Oleh: Muhammad Qorib, Wakil Ketua Pimpinan Wilayah Muhammadiyah Sumut, Dekan Fakultas Agama Islam UMSU.
Agama menjadi salah satu objek paling menarik untuk dikaji. Tidak saja substansinya yang menyedot atensi para sarjana, perilaku keagamaan pemeluknya juga menjadi fenomena unik, bersifat dinamis dan sering melahirkan model-model keagamaan yang beragam. Agama diyakini berasal dari Tuhan, bersifat suci dan membimbing umat manusia untuk hidup bahagia di dunia dan di akhirat. Sayangnya, agama tak jarang dipolitisir menjadi pedang paling sadis untuk menumpahkan darah.
Meninggalkan Agama
Di banyak negara maju, agama seperti Katolik dan Protestan, cenderung ditinggalkan orang. Bahkan yang lebih miris, orang memilih hidup senang tanpa embel-embel agama. Di Australia, Perancis, Irlandia, Afrika Selatan, Amerika Serikat, bahkan Kroasia, secara kuantitatif lebih banyak yang tidak beragama ketimbang yang menganut agama. Mereka lebih taat pada aturan budaya yang mengikat satu sama lain ketimbang norma-norma agama. Mereka memiliki tanggung jawab keduniaan yang bercorak rasional namun tidak memberi ruang untuk urusan akhirat yang terkesan irasional.
Tak terkecuali di Jepang yang didominasi agama Shinto, Vietnam yang didominasi agama Buddha, pengaruh penganut agama juga kalah dibanding dengan yang tidak beragama. Bahkan di Tunisia dengan mayoritas penduduk beragama Islam, masjid-masjid banyak yang kosong. Jamaah kecewa karena perang saudara atas nama paham agama terus berlanjut. Lebih ironis lagi di Arab Saudi, ateisme secara laten tumbuh subur, padahal negara tersebut menjadi kiblat umat Islam dunia. Tercatat hampir 1.5 juta penduduk Arab Saudi meninggalkan agama. Apakah faktor-faktor penyebab sehingga agama ditinggalkan orang?

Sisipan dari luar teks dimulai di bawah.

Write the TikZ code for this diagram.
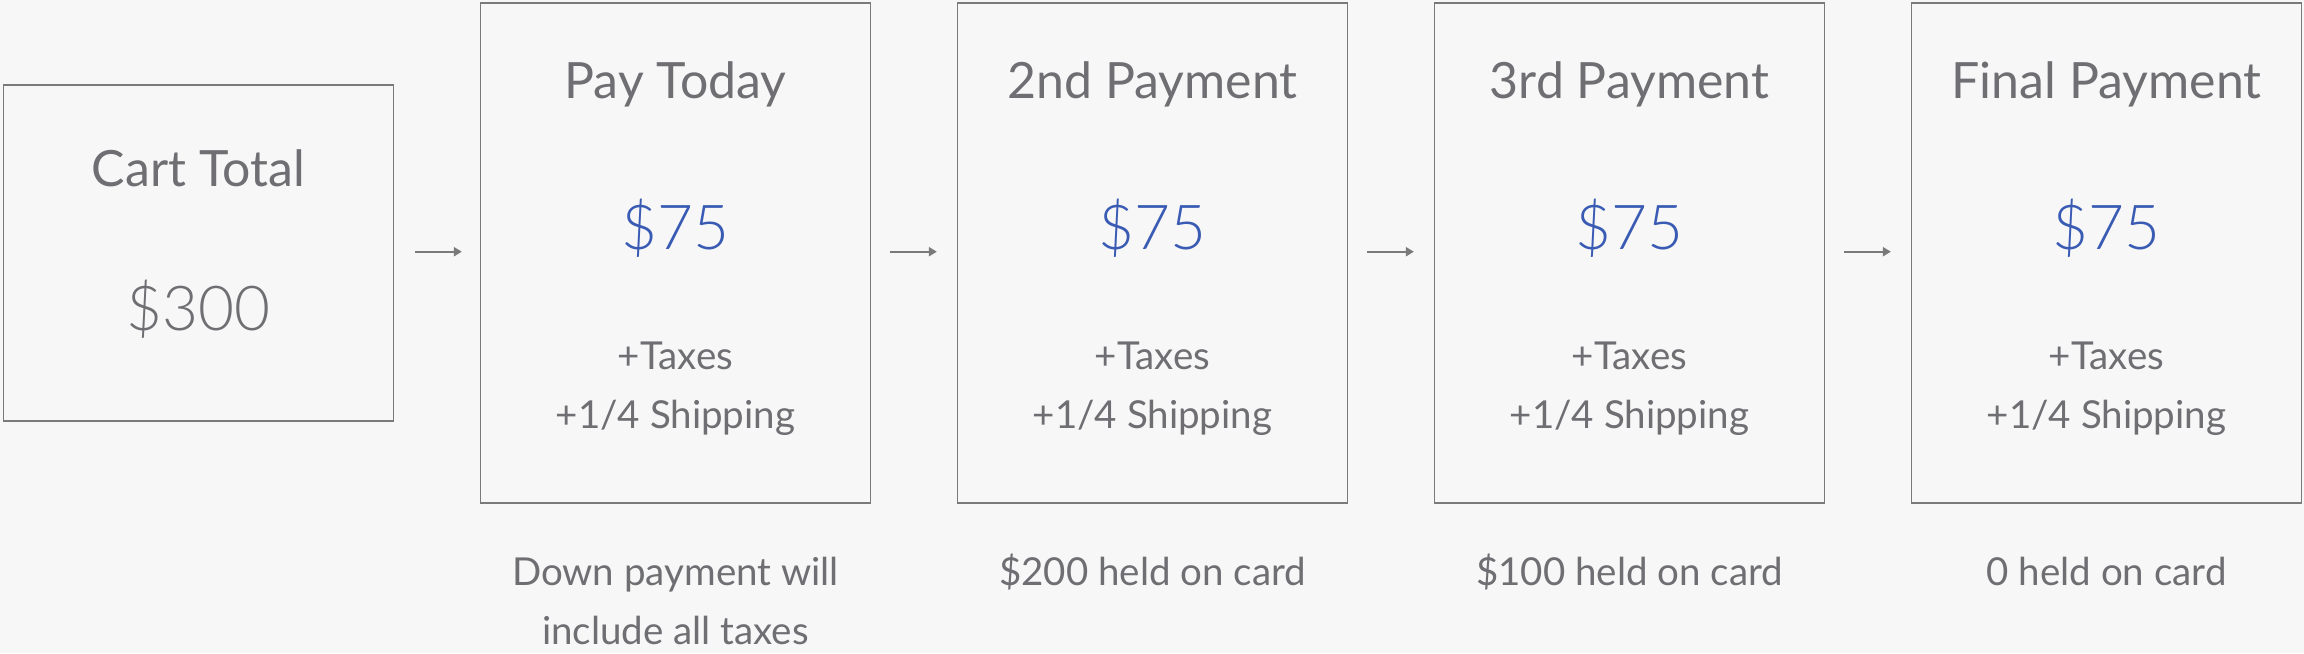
\documentclass[tikz,border=0pt]{standalone}
\usepackage{fontspec}
\setmainfont{Lato}
\newfontfamily\lightfont{Lato Light}
\usepackage{tikz}
\usetikzlibrary{positioning,calc,arrows.meta}

\definecolor{bgcol}{HTML}{F7F7F7}
\definecolor{txtgray}{HTML}{6E6E73}
\definecolor{linegray}{HTML}{7A7A7A}
\definecolor{payblue}{HTML}{3A5BB4}

\tikzset{
  box/.style={draw=linegray, line width=1.3pt, minimum width=390pt, inner sep=0pt},
  head/.style={text=txtgray, font=\fontsize{50}{60}\selectfont, anchor=base},
  amount/.style={font=\lightfont\fontsize{62}{74}\selectfont, anchor=base},
  note/.style={text=txtgray, font=\fontsize{38.5}{46}\selectfont, anchor=base},
  flow/.style={draw=linegray, line width=2.2pt, -{Triangle[length=8pt,width=9pt]}}
}

\begin{document}
\begin{tikzpicture}[x=1pt,y=-1pt,node distance=85.7pt]
  \path[use as bounding box, fill=bgcol] (0,0) rectangle (2304,653);

  % boxes
  \node[box, minimum height=336pt] (cart) at (198.5,253) {};
  \node[box, minimum height=500pt] (pay) at (675.5,253) {};
  \node[box, minimum height=500pt, right=of pay] (p2) {};
  \node[box, minimum height=500pt, right=of p2] (p3) {};
  \node[box, minimum height=500pt, right=of p3] (p4) {};

  % cart total
  \node[head] (cart-t) at ($(cart.north)+(0,102.5)$) {Cart Total};
  \node[amount, text=txtgray] (cart-a) at ($(cart.north)+(0,246)$) {\$300};

  % payments
  \foreach \p/\t in {pay/Pay Today, p2/2nd Payment, p3/3rd Payment, p4/Final Payment} {
    \node[head] (\p-t) at ($(\p.north)+(0,95.7)$) {\t};
    \node[amount, text=payblue] (\p-a) at ($(\p.north)+(0,246.7)$) {\$75};
    \node[note] (\p-x) at ($(\p.north)+(0,366.7)$) {+Taxes};
    \node[note] (\p-s) at ($(\p.north)+(0,425.7)$) {+1/4 Shipping};
  }

  % held on card
  \node[note] (pay-d1) at ($(pay.south)+(0,82)$) {Down payment will};
  \node[note] (pay-d2) at ($(pay.south)+(0,140.5)$) {include all taxes};
  \node[note] (p2-h) at ($(p2.south)+(0,82)$) {\$200 held on card};
  \node[note] (p3-h) at ($(p3.south)+(0,82)$) {\$100 held on card};
  \node[note] (p4-h) at ($(p4.south)+(0,82)$) {0 held on card};

  % arrows
  \draw[flow] ([xshift=21pt,yshift=1.3pt]cart.east) -- ([xshift=-18pt,yshift=1.3pt]pay.west);
  \draw[flow] ([xshift=19pt,yshift=1.3pt]pay.east) -- ([xshift=-20pt,yshift=1.3pt]p2.west);
  \draw[flow] ([xshift=19pt,yshift=1.3pt]p2.east) -- ([xshift=-20pt,yshift=1.3pt]p3.west);
  \draw[flow] ([xshift=19pt,yshift=1.3pt]p3.east) -- ([xshift=-20pt,yshift=1.3pt]p4.west);
\end{tikzpicture}
\end{document}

Pertama, tidak dapat disangkal bahwa paham antroposentrisme menggerus keyakinan agama. Paham ini menganggap manusia telah dewasa dan dapat menentukan nasib kehidupannya sendiri. Manusia dengan bekal ilmu pengetahuan dan teknologi canggih telah dapat menguak berbagai misteri kehidupan yang semula menjadi kawasan kerja-kerja agama. Antroposentrisme juga mengajarkan kekinian dan kedisinian. Dunia diyakini sebagai terminal akhir dari sebuah proses perjalanan kehidupan seseorang.
Antroposentrisme memberikan pengaruh yang sangat kuat terhadap pembongkaran doktrin-doktrin agama. Otoritas agama yang semula tak terbatas diikat dan dipreteli pengaruhnya. Kultur hidup hedonis tumbuh dan berkembang sejurus dengan berbagai penemuan ilmiah yang membuktikan keperkasaan umat manusia terhadap lingkungannya. Bapa-bapa gereja, di masa awal munculnya paham tersebut, menjadi penonton bisu yang tak dapat berbuat banyak.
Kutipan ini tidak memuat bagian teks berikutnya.